Although the public has been denied access to negotiations (note: RIAA and MPAA don’t count as ‘the public’), drafts of the ACTA’s internet enforcement section leaked online last week, providing a chilling glimpse into the covert negotiations among world leaders and the possible future of global internet policing. Introduced by the US Administration in 2007, the Anti-Counterfeiting Trade Agreement (ACTA) proposes making ISPs liable for content that subscribers transfer using their networks, forcing ISPs to “operate “automatic technical processes” to detect copyright-infringing activities.” While section 512 of the DMCA already establishes third party liability in the US, the ACTA extends the liability of intermediaries beyond notice-and-takedown to possible Deep Packet Inspection (bye bye net neutrality?) to the contentious three-strikes rule (which France passed in 2009, banning three-time accused file-sharers from the internet), thus exacerbating and spreading shortcomings of the DMCA internationally – namely the E.U., Canada, Mexico, Australia, New Zealand, South Korea, Singapore, Jordan, Morocco and the United Arab Emirates.

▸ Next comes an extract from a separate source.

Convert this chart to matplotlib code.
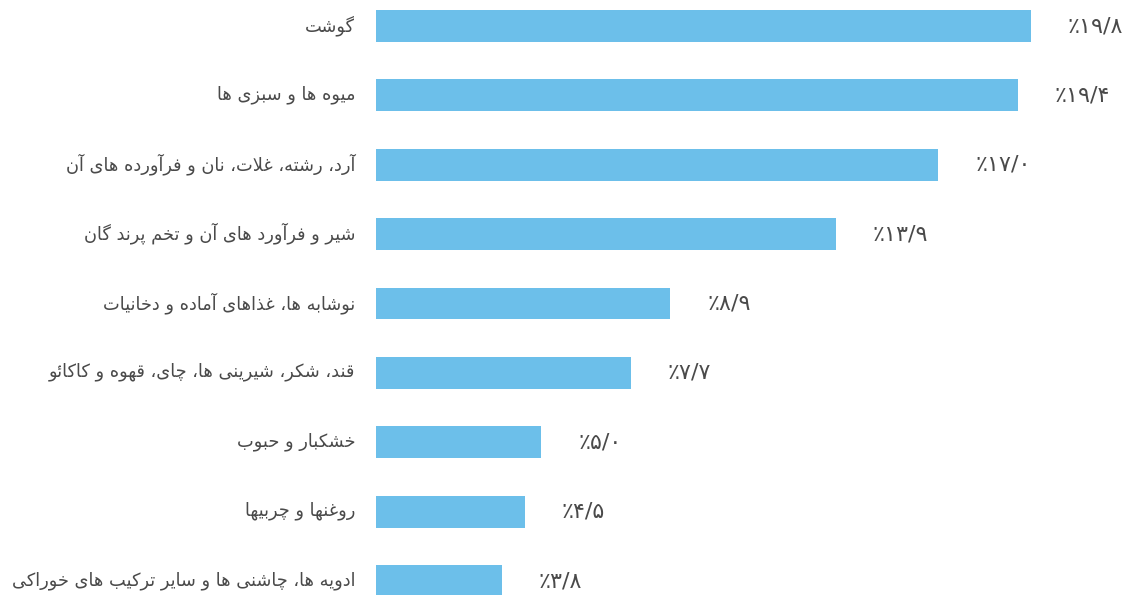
import numpy as np
import matplotlib
matplotlib.use('Agg')
from matplotlib import pyplot as plt
from matplotlib.transforms import ScaledTranslation

categories = [
    'گوشت',
    'میوه ها و سبزی ها',
    'آرد، رشته، غلات، نان و فرآورده های آن',
    'شیر و فرآورد های آن و تخم پرند گان',
    'نوشابه ها، غذاهای آماده و دخانیات',
    'قند، شکر، شیرینی ها، چای، قهوه و کاکائو',
    'خشکبار و حبوب',
    'روغنها و چربیها',
    'ادویه ها، چاشنی ها و سایر ترکیب های خوراکی',
]
values = [19.8, 19.4, 17.0, 13.9, 8.9, 7.7, 5.0, 4.5, 3.8]

# arabic presentation forms: iso, fin, ini, med (None -> right joining only)
forms = {
    'آ': (0xFE81, 0xFE82, None, None),
    'ا': (0xFE8D, 0xFE8E, None, None),
    'ئ': (0xFE89, 0xFE8A, 0xFE8B, 0xFE8C),
    'ب': (0xFE8F, 0xFE90, 0xFE91, 0xFE92),
    'پ': (0xFB56, 0xFB57, 0xFB58, 0xFB59),
    'ت': (0xFE95, 0xFE96, 0xFE97, 0xFE98),
    'ث': (0xFE99, 0xFE9A, 0xFE9B, 0xFE9C),
    'ج': (0xFE9D, 0xFE9E, 0xFE9F, 0xFEA0),
    'چ': (0xFB7A, 0xFB7B, 0xFB7C, 0xFB7D),
    'ح': (0xFEA1, 0xFEA2, 0xFEA3, 0xFEA4),
    'خ': (0xFEA5, 0xFEA6, 0xFEA7, 0xFEA8),
    'د': (0xFEA9, 0xFEAA, None, None),
    'ذ': (0xFEAB, 0xFEAC, None, None),
    'ر': (0xFEAD, 0xFEAE, None, None),
    'ز': (0xFEAF, 0xFEB0, None, None),
    'ژ': (0xFB8A, 0xFB8B, None, None),
    'س': (0xFEB1, 0xFEB2, 0xFEB3, 0xFEB4),
    'ش': (0xFEB5, 0xFEB6, 0xFEB7, 0xFEB8),
    'ص': (0xFEB9, 0xFEBA, 0xFEBB, 0xFEBC),
    'ض': (0xFEBD, 0xFEBE, 0xFEBF, 0xFEC0),
    'ط': (0xFEC1, 0xFEC2, 0xFEC3, 0xFEC4),
    'ظ': (0xFEC5, 0xFEC6, 0xFEC7, 0xFEC8),
    'ع': (0xFEC9, 0xFECA, 0xFECB, 0xFECC),
    'غ': (0xFECD, 0xFECE, 0xFECF, 0xFED0),
    'ف': (0xFED1, 0xFED2, 0xFED3, 0xFED4),
    'ق': (0xFED5, 0xFED6, 0xFED7, 0xFED8),
    'ک': (0xFB8E, 0xFB8F, 0xFB90, 0xFB91),
    'گ': (0xFB92, 0xFB93, 0xFB94, 0xFB95),
    'ل': (0xFEDD, 0xFEDE, 0xFEDF, 0xFEE0),
    'م': (0xFEE1, 0xFEE2, 0xFEE3, 0xFEE4),
    'ن': (0xFEE5, 0xFEE6, 0xFEE7, 0xFEE8),
    'و': (0xFEED, 0xFEEE, None, None),
    'ه': (0xFEE9, 0xFEEA, 0xFEEB, 0xFEEC),
    'ی': (0xFBFC, 0xFBFD, 0xFBFE, 0xFBFF),
}
lam_alef = {'ا': (0xFEFB, 0xFEFC), 'آ': (0xFEF5, 0xFEF6)}


def dual(c):
    return c in forms and forms[c][2] is not None


def shape(text):
    out = []
    i = 0
    n = len(text)
    while i < n:
        c = text[i]
        prev = text[i - 1] if i > 0 else ''
        pj = dual(prev)
        if c == 'ل' and i + 1 < n and text[i + 1] in lam_alef:
            lig = lam_alef[text[i + 1]]
            out.append(chr(lig[1] if pj else lig[0]))
            i += 2
            continue
        if c not in forms:
            out.append(c)
            i += 1
            continue
        iso, fin, ini, med = forms[c]
        nxt = text[i + 1] if i + 1 < n else ''
        nj = ini is not None and nxt in forms
        if pj and nj:
            out.append(chr(med))
        elif pj:
            out.append(chr(fin))
        elif nj:
            out.append(chr(ini))
        else:
            out.append(chr(iso))
        i += 1
    return ''.join(reversed(out))


def fa_pct(v):
    s = '{:.1f}'.format(v).replace('.', '/')
    s = ''.join(chr(0x06F0 + int(ch)) if ch.isdigit() else ch for ch in s)
    return '٪' + s


text_color = '#4a4a4a'
bar_color = '#6cbfea'

fig = plt.figure(figsize=(11.26, 5.95), dpi=100)
ax = fig.add_axes([376 / 1126, 0, 750 / 1126, 1])
y = np.arange(len(values))
ax.barh(y, values, height=0.46, color=bar_color)
ax.set_xlim(0, 750 / 33.08)
ax.set_ylim(8.2018, -0.375)

ax.set_yticks(y)
ax.set_yticklabels([shape(c) for c in categories], fontsize=12.8,
                   color=text_color, family='DejaVu Sans')
ax.tick_params(axis='y', length=0, pad=15)
# nudge labels up a little, persian glyphs sit low
shift = ScaledTranslation(0, 3 / 100, fig.dpi_scale_trans)
for lab in ax.get_yticklabels():
    lab.set_transform(lab.get_transform() + shift)
ax.set_xticks([])
for s in ax.spines.values():
    s.set_visible(False)

for yi, v in zip(y, values):
    ax.annotate(fa_pct(v), (v, yi), xytext=(37, 0), textcoords='offset pixels',
                ha='left', va='center', fontsize=16, color=text_color,
                family='DejaVu Sans')

plt.savefig('out.png', dpi=100)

The current digital gatekeeping model established by the DMCA promotes a ‘shoot now, ask questions later’ approach to handling allegations of copyright infringement. While the DMCA imposes the burden of proof on copyright holders and outlines the necessary elements to a notification of copyright infringement, the court found in ALS Scan, Inc. v. Remarq Communities, Inc. that copyright owners do not have to identify all infringing material (“imperfect notice”), thus shifting this responsibility to service providers.Although the complaint of infringement does not prove that infringement took place, the DMCA allows ISPs to takedown content without investigating whether the material was truly infringing before taking it down, thereby shifting the burden of proof onto subscribers.
The only recourse that subscribers have is filing a counter-notice of a “good faith belief that the material was removed or disabled as a result of mistake or misidentification…” Intermediaries risk losing their safe harbor if they do not take down infringing works whereas the consequences of wrongful takedowns amount to little more than disgruntled bloggers. In practice, there is no enforcement of fair use considerations prior to takedowns; section 512 of the DMCA explicitly imposes burden of proof on copyright holders, but third party provisions ultimately shifts the burden to subscribers.
Need to brush up on copyright law? Check out this video before it’s taken down…
As the amount of information online far exceeds copyright holders’ ability to monitor the dissemination of their works, they are becoming increasingly reliant on targeting internet hubs managed by intermediaries. In turn, intermediaries like YouTube are going “well above and beyond our legal responsibilities” by turning to automated technologies to keep up with this inundation of user-generated and uploaded content; its ContentID system enables copyright owners to automatically identify their works in YouTube hosted videos, and subsequently monetize, track or block the content. Technology that automatically screens for the presence of copyrighted material inevitably steamrolls over fair uses in favor of ease for copyright holders and intermediaries. As a standard rather than rule, fair use cannot be identified by an algorithm (real lawyers have enough trouble accomplishing that as it is) and technologies such as ContentID will further contribute to mass takedowns, leaving subscribers guilty until they prove themselves innocent.